L’avvento delle driverless cars e la graduale implementazione della mobilità connessa dovrebbero dare luogo, anzitutto, ad un processo di profonda trasformazione urbanistica nell’ambito del quale sarebbe possibile convertire aree attualmente destinate a servizio delle automobili trasformandole in aree verdi, dando vita così ad una riorganizzazione del tessuto urbano conforme alla transizione ecologica che l’Agenda ONU 2030 indica tra i suoi principali obiettivi. Sempre nella prospettiva di realizzare gli obiettivi dello sviluppo sostenibile è stata sottolineata la fondamentale rilevanza delle nuove forme di mobilità come indispensabile strumento per conseguire una complessiva razionalizzazione della circolazione e l’ottimizzazione dell’utilizzo dei mezzi. In questo scenario, inoltre, si creerebbero condizioni particolarmente favorevoli all’avvio del processo di decarbonizzazione e quindi all’affermarsi di un modello di mobilità fondato sull’utilizzo di energie rinnovabili e caratterizzato da un drastico abbattimento delle emissioni ed un limitato impatto ambientale. L’insieme di questi obiettivi, già delineati nel corso del primo decennio degli anni Duemila, è stato posto ulteriormente in risalto nel Recovery Plan Next Generation EU e nel Piano Nazionale di Ripresa e Resilienza (PNRR) che, a seguito dell’irrompere della pandemia causata dal COVID-19, hanno sottolineato l’indifferibile esigenza implementare sistemi di mobilità sostenibile (Missione 3 del PNRR) funzionali a realizzare il processo di transizione ecologica (Missione 2 del PNRR).

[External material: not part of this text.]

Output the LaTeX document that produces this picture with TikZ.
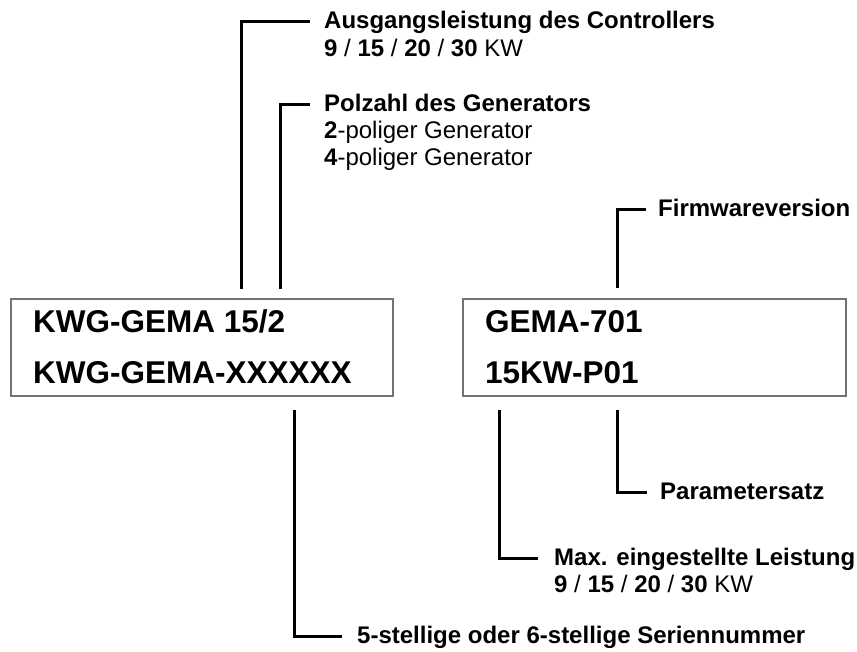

Lo sviluppo di forme di circolazione che prescindono dalla guida intesa in senso tradizionale costituirebbe un elemento fondamentale al fine di accrescere l’inclusione sociale e di consentire nuove forme di mobilità ed indipendenza a tutte le persone che per le più svariate ragioni dipendenti dall’età, dalle capacità fisiche e dalla indisponibilità delle risorse economiche necessarie per l’acquisto di un veicolo, si trovano attualmente in una condizione di emarginazione determinata dall’impossibilità di disporre liberamente della flessibilità di movimento garantita dall’automobile. I significativi benefici brevemente descritti si coniugherebbero, inoltre, con un impatto economico assai positivo dando vita ad una crescita le cui proporzioni sembrano trovare precedenti solo in quell’epoca, ormai lontana, nella quale si sviluppò il cosiddetto “miracolo automobilistico”. Secondo le stime elaborate nel contesto dell’Unione Europea l’accelerazione nel processo di transizione verso la guida automatizzata e l’affermarsi delle driverless cars costituirebbe una leva capace di generare un potenziale economico il cui valore potrebbe essere raggiungere ordini di grandezza assai significativi. A tale riguardo il documento A common EU approach to liability rules and insurance for connected and autonomous vehicles. European Added Value Assessment: Accompanying the European Parliament’s legislative own-initiative report, pubblicato nel 2018, stima la possibile crescita economica nella misura di 148 miliardi di euro nell’arco temporale di un lustro.

In definitiva, sembra possibile affermare che la guida altamente automatizzata costituirà una panacea capace di conciliare un incremento della circolazione veicolare e della sua efficienza con una drastica riduzione degli incidenti generati da errori umani, l’abbattimento dell’inquinamento atmosferico e una virtuosa riorganizzazione dell’intero tessuto urbanistico favorita da sistemi di “guida predittiva”, capaci di razionalizzare i flussi del traffico e dar vita ad una sinergia tra fattori storicamente caratterizzati da un rapporto di antagonismo.